The EPA limits are based on the possibility of leakage into the passenger compartment and combined with CO2 from normal human respiration. There is a short term (15 min) exposure limit of 3% (30,000 parts per million) for the passenger free space in the cabin, and an absolute limit of 4% (40,000 ppm) in the passenger breathing zone.

R-744 use challenges

SAE J2772 is a standard that covers analytic and physical tests to evaluate refrigerant concentration in the cabin in the early stages of vehicle development, and was developed to cover R-744 and R-1234yf. But it contained sufficiently general procedures for many refrigerants. Electronic CO2 sensors developed in recent years are available for possible use today.

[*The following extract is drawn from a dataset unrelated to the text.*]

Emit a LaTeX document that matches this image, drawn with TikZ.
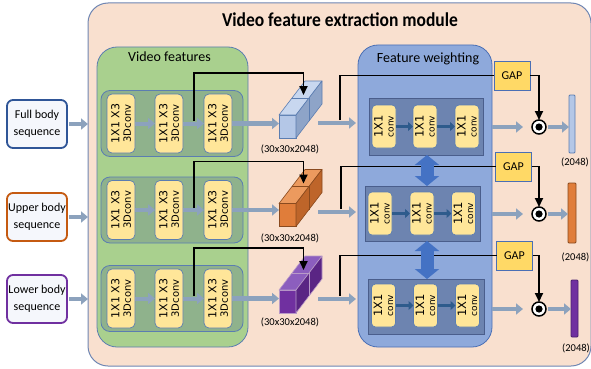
\documentclass[tikz,border=0pt]{standalone}
\usepackage{fontspec}
\setmainfont{Carlito}
\newfontfamily\dvs{DejaVu Sans}
\usetikzlibrary{arrows.meta,calc}
\definecolor{peach}{HTML}{F9E0CF}
\definecolor{modb}{HTML}{6F86B3}
\definecolor{vfgreen}{HTML}{A9D08E}
\definecolor{vfrow}{HTML}{8FB28C}
\definecolor{boxb}{HTML}{5B7DB1}
\definecolor{convy}{HTML}{FFE699}
\definecolor{fwblue}{HTML}{8EA9DB}
\definecolor{fwb}{HTML}{4A6FB5}
\definecolor{fwrow}{HTML}{6D84B0}
\definecolor{fwrowb}{HTML}{4A5E8C}
\definecolor{garrow}{HTML}{8CA2BD}
\definecolor{darrow}{HTML}{2E5B8C}
\definecolor{dblarrow}{HTML}{4472C4}
\definecolor{gapy}{HTML}{FFD966}
\definecolor{inblue}{HTML}{2F5597}
\definecolor{inorange}{HTML}{C55A11}
\definecolor{inpurple}{HTML}{7030A0}
\definecolor{infill}{HTML}{F5F7FC}
\definecolor{cbfront}{HTML}{B4C7E7}
\definecolor{cbtop}{HTML}{C8D7EF}
\definecolor{cbside}{HTML}{8EA4C8}
\definecolor{cbedge}{HTML}{5B7DB1}
\definecolor{cofront}{HTML}{E07D3A}
\definecolor{cotop}{HTML}{EC9A5E}
\definecolor{coside}{HTML}{BE652A}
\definecolor{coedge}{HTML}{8A4A1E}
\definecolor{cpfront}{HTML}{7030A0}
\definecolor{cptop}{HTML}{8C5EBE}
\definecolor{cpside}{HTML}{5A2584}
\definecolor{cpedge}{HTML}{B99AC8}
\definecolor{cpbar}{HTML}{4A2070}
\tikzset{
  every node/.style={inner sep=0pt, outer sep=0pt},
  modbox/.style={draw=modb, fill=peach, line width=1pt, rounded corners=20pt},
  vfbox/.style={draw=boxb, fill=vfgreen, line width=0.8pt, rounded corners=20pt},
  vfrowbox/.style={draw=boxb, fill=vfrow, line width=0.8pt, rounded corners=9pt, minimum width=142pt, minimum height=66pt},
  convbox/.style={draw=boxb, fill=convy, line width=0.7pt, rounded corners=5pt, rotate=90, minimum width=59pt, minimum height=28pt, align=center},
  fwbox/.style={draw=fwb, fill=fwblue, line width=0.8pt, rounded corners=20pt},
  fwrowbox/.style={draw=fwrowb, fill=fwrow, line width=0.8pt},
  fwconv/.style={draw=boxb, fill=convy, line width=0.7pt, rounded corners=4pt, rotate=90, minimum width=43pt, minimum height=24pt, align=center},
  gapbox/.style={draw=fwb, fill=gapy, line width=0.8pt, minimum width=36pt, minimum height=29pt, font=\fontsize{12}{14}\selectfont},
  inbox/.style={fill=infill, line width=1.8pt, rounded corners=6pt, minimum width=60pt, minimum height=48pt, align=center, font=\fontsize{12}{17}\selectfont},
  grayarrow/.style={draw=garrow, line width=4.5pt, -{Triangle[length=7pt,width=11pt]}},
  darkarrow/.style={draw=darrow, line width=3.5pt, -{Triangle[length=5pt,width=9pt]}},
  blk/.style={draw=black, line width=1.8pt},
  blkarrow/.style={blk, -{Triangle[length=9pt,width=8pt]}},
  dblarr/.style={draw=dblarrow, line width=13pt, {Triangle[length=10pt,width=24pt]}-{Triangle[length=10pt,width=24pt]}},
  odot/.style={circle, draw=black, line width=1.5pt, minimum size=14pt, fill=white},
  lbl/.style={font=\fontsize{10.5}{12}\selectfont},
  bar/.style={line width=0.8pt, rounded corners=1pt},
  convfont/.style={font=\dvs\fontsize{11}{11.5}\selectfont},
  fwfont/.style={font=\dvs\fontsize{11.5}{12}\selectfont}
}
\newcommand\convtext{1X1 X3\\\fontsize{10}{11}\selectfont 3Dconv}
\newcommand\fwtext{1X1\\[-1pt]\fontsize{9}{10}\selectfont conv}
\newcommand\drawcube[6]{%
  \node[draw=#6, fill=#3, line width=0.6pt, minimum width=17pt, minimum height=23pt] (#1) at (#2) {};
  \filldraw[draw=#6, fill=#4, line width=0.6pt, line join=round] (#1.north west) -- ++(26,-34) -- ++(17,0) -- (#1.north east) -- cycle;
  \filldraw[draw=#6, fill=#5, line width=0.6pt, line join=round] (#1.north east) -- ++(26,-34) -- ++(0,23) -- (#1.south east) -- cycle;
  \draw[draw=#6, line width=0.6pt] ($(#1.north west)+(13,-17)$) -- ++(17,0) -- ++(0,23);
  \coordinate (#1t) at ($(#1.north)+(16,-20)$);
}
\begin{document}
\begin{tikzpicture}[x=1pt,y=-1pt]
\useasboundingbox (0,0) rectangle (591,369);
\fill[white] (0,0) rectangle (591,369);

% module
\node[modbox, minimum width=503pt, minimum height=363pt] (module) at (339.5,184.5) {};
\node[font=\bfseries\fontsize{17.5}{20}\selectfont] (title) at (340,20) {\scalebox{1}[1.12]{Video feature extraction module}};

% video features
\node[vfbox, minimum width=151pt, minimum height=300pt] (vf) at (172.5,197) {};
\node[font=\fontsize{14}{16}\selectfont] (vftitle) at (169.5,57) {Video features};
\node[vfrowbox] (vr1) at (172,123.5) {};
\node[vfrowbox] (vr2) at (172,210) {};
\node[vfrowbox] (vr3) at (172,298.5) {};

\node[convbox, convfont] (c11) at (121,123.5) {\convtext};
\node[convbox, convfont] (c12) at (169,123.5) {\convtext};
\node[convbox, convfont] (c13) at (218,123.5) {\convtext};
\node[convbox, convfont] (c21) at (121,210) {\convtext};
\node[convbox, convfont] (c22) at (169,210) {\convtext};
\node[convbox, convfont] (c23) at (218,210) {\convtext};
\node[convbox, convfont] (c31) at (121,298.5) {\convtext};
\node[convbox, convfont] (c32) at (169,298.5) {\convtext};
\node[convbox, convfont] (c33) at (218,298.5) {\convtext};
\draw[grayarrow, line width=4pt] (c11.south) -- (c12.north);
\draw[grayarrow, line width=4pt] (c12.south) -- (c13.north);
\draw[grayarrow, line width=4pt] (c21.south) -- (c22.north);
\draw[grayarrow, line width=4pt] (c22.south) -- (c23.north);
\draw[grayarrow, line width=4pt] (c31.south) -- (c32.north);
\draw[grayarrow, line width=4pt] (c32.south) -- (c33.north);

% feature weighting
\node[fwbox, minimum width=134pt, minimum height=302pt] (fw) at (425,196) {};
\node[font=\fontsize{14}{16}\selectfont] (fwtitle) at (428,59) {Feature weighting};
\node[fwrowbox, minimum width=114pt, minimum height=57pt] (fr1) at (426,126.5) {};
\node[fwrowbox, minimum width=115pt, minimum height=55pt] (fr2) at (422.5,213.5) {};
\node[fwrowbox, minimum width=116pt, minimum height=55pt] (fr3) at (426,306.5) {};
\node[fwconv, fwfont] (f11) at (384,126.5) {\fwtext};
\node[fwconv, fwfont] (f12) at (425,126.5) {\fwtext};
\node[fwconv, fwfont] (f13) at (467,126.5) {\fwtext};
\node[fwconv, fwfont] (f21) at (380,213.5) {\fwtext};
\node[fwconv, fwfont] (f22) at (422,213.5) {\fwtext};
\node[fwconv, fwfont] (f23) at (463.5,213.5) {\fwtext};
\node[fwconv, fwfont] (f31) at (383.5,305.5) {\fwtext};
\node[fwconv, fwfont] (f32) at (425.5,305.5) {\fwtext};
\node[fwconv, fwfont] (f33) at (467.5,305.5) {\fwtext};
\draw[darkarrow] (f11.south) -- (f12.north);
\draw[darkarrow] (f12.south) -- (f13.north);
\draw[darkarrow] (f21.south) -- (f22.north);
\draw[darkarrow] (f22.south) -- (f23.north);
\draw[darkarrow] (f31.south) -- (f32.north);
\draw[darkarrow] (f32.south) -- (f33.north);

% input boxes
\node[inbox, draw=inblue] (in1) at (37,124) {Full body\\sequence};
\node[inbox, draw=inorange] (in2) at (37,217) {Upper body\\sequence};
\node[inbox, draw=inpurple] (in3) at (37,299) {Lower body\\sequence};
\coordinate (in1e) at ($(in1.east)+(2,0)$);
\coordinate (in2e) at ($(in2.east)+(2,0)$);
\coordinate (in3e) at ($(in3.east)+(2,0)$);
\draw[grayarrow] (in1e) -- (module.west |- in1e);
\draw[grayarrow] (in2e) -- (module.west |- in2e);
\draw[grayarrow] (in3e) -- (module.west |- in3e);

% cubes
\drawcube{cube1}{287.5,126.5}{cbfront}{cbtop}{cbside}{cbedge}
\drawcube{cube2}{287.5,215}{cofront}{cotop}{coside}{coedge}
\drawcube{cube3}{287.5,301.5}{cpfront}{cptop}{cpside}{cpedge}
\node[lbl] (l1) at (290,149) {(30x30x2048)};
\node[lbl] (l2) at (290,238) {(30x30x2048)};
\node[lbl] (l3) at (290,322) {(30x30x2048)};

\draw[grayarrow] (c13.south) -- (cube1.west |- c13.south);
\draw[grayarrow] (c23.south) -- (cube2.west |- c23.south);
\draw[grayarrow] (c33.south) -- (cube3.west |- c33.south);

% black feeds into cubes
\coordinate (s1) at (194,121);
\coordinate (s2) at (194,208);
\coordinate (s3) at (194,296);
\draw[blkarrow] (s1) |- ($(cube1t)+(0,-22)$) -- (cube1t);
\draw[blkarrow] (s2) |- ($(cube2t)+(0,-22)$) -- (cube2t);
\draw[blkarrow] (s3) |- ($(cube3t)+(0,-22)$) -- (cube3t);

% cube -> feature weighting
\coordinate (o1) at (318,123);
\coordinate (o2) at (318,212);
\coordinate (o3) at (318,299);
\draw[grayarrow] (o1) -- ($(fw.west |- o1)+(-2,0)$);
\draw[grayarrow] (o2) -- ($(fw.west |- o2)+(-2,0)$);
\draw[grayarrow] (o3) -- ($(fw.west |- o3)+(-2,0)$);

% GAP boxes
\node[gapbox] (gap1) at (512,75.5) {GAP};
\node[gapbox] (gap2) at (513.5,166.5) {GAP};
\node[gapbox] (gap3) at (514.5,255.5) {GAP};
\coordinate (b1) at (340,120);
\coordinate (b2) at (341,209);
\coordinate (b3) at (340,296);
\draw[blk] (b1) |- (gap1.west);
\draw[blk] (b2) |- (gap2.west);
\draw[blk] (b3) |- (gap3.west);

% double arrows
\coordinate (dax) at (427,0);
\draw[dblarr] (fr1.south -| dax) -- (fr2.north -| dax);
\draw[dblarr] (fr2.south -| dax) -- (fr3.north -| dax);

% odot
\node[odot] (od1) at (539,127) {};
\node[odot] (od2) at (539,214) {};
\node[odot] (od3) at (539,309) {};
\fill (od1.center) circle (3.6pt);
\fill (od2.center) circle (3.6pt);
\fill (od3.center) circle (3.6pt);
\draw[blkarrow] (gap1.east) -| (od1.north);
\draw[blkarrow] (gap2.east) -| (od2.north);
\draw[blkarrow] (gap3.east) -| (od3.north);

\draw[grayarrow] (fw.east |- od1) -- ($(od1.west)+(-9,0)$);
\draw[grayarrow] (fw.east |- od2) -- ($(od2.west)+(-9,0)$);
\draw[grayarrow] (fw.east |- od3) -- ($(od3.west)+(-9,0)$);

% bars
\node[bar, draw=cbedge, fill=cbfront, minimum width=6pt, minimum height=58pt] (bar1) at (572,124) {};
\node[bar, draw=coedge, fill=cofront, minimum width=8pt, minimum height=60pt] (bar2) at (572,213) {};
\node[bar, draw=cpbar, fill=cpfront, minimum width=7pt, minimum height=57pt] (bar3) at (574.5,308.5) {};
\draw[grayarrow] ($(od1.east)+(2,0)$) -- (bar1.west |- od1);
\draw[grayarrow] ($(od2.east)+(2,0)$) -- (bar2.west |- od2);
\draw[grayarrow] ($(od3.east)+(2,0)$) -- (bar3.west |- od3);
\node[lbl] (bl1) at (575,162) {(2048)};
\node[lbl] (bl2) at (575.5,257) {(2048)};
\node[lbl] (bl3) at (576,348) {(2048)};
\end{tikzpicture}
\end{document}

R-744 has been a challenging refrigerant to use in automotive A/C. The pressures in a refrigerant cycle may rise to 10 times those in an R-134a/R-1234yf system, so component durability has been an issue. Further, high-pressure pulsations have created noise problems. The refrigerant itself has a condensation temperature of 31°C (88°F). So the efficiency from a phase change (condensation to a liquid) normally does not occur in the front heat exchanger, which as a result is referred to as a gas cooler rather than a condenser. However, an IHX (Internal Heat Exchanger) in the system configuration, may produce some high-pressure side condensation and improved efficiency.

There has been no announcement when (or even if) R-744 systems would be sold in the U.S., as the automakers are likely to limit initial applications to a few models, and for the European market, where the performance and durability could be more easily monitored. But with SAE standards in place, any decision to export vehicles using CO2 A/C to the U.S. would be simplified.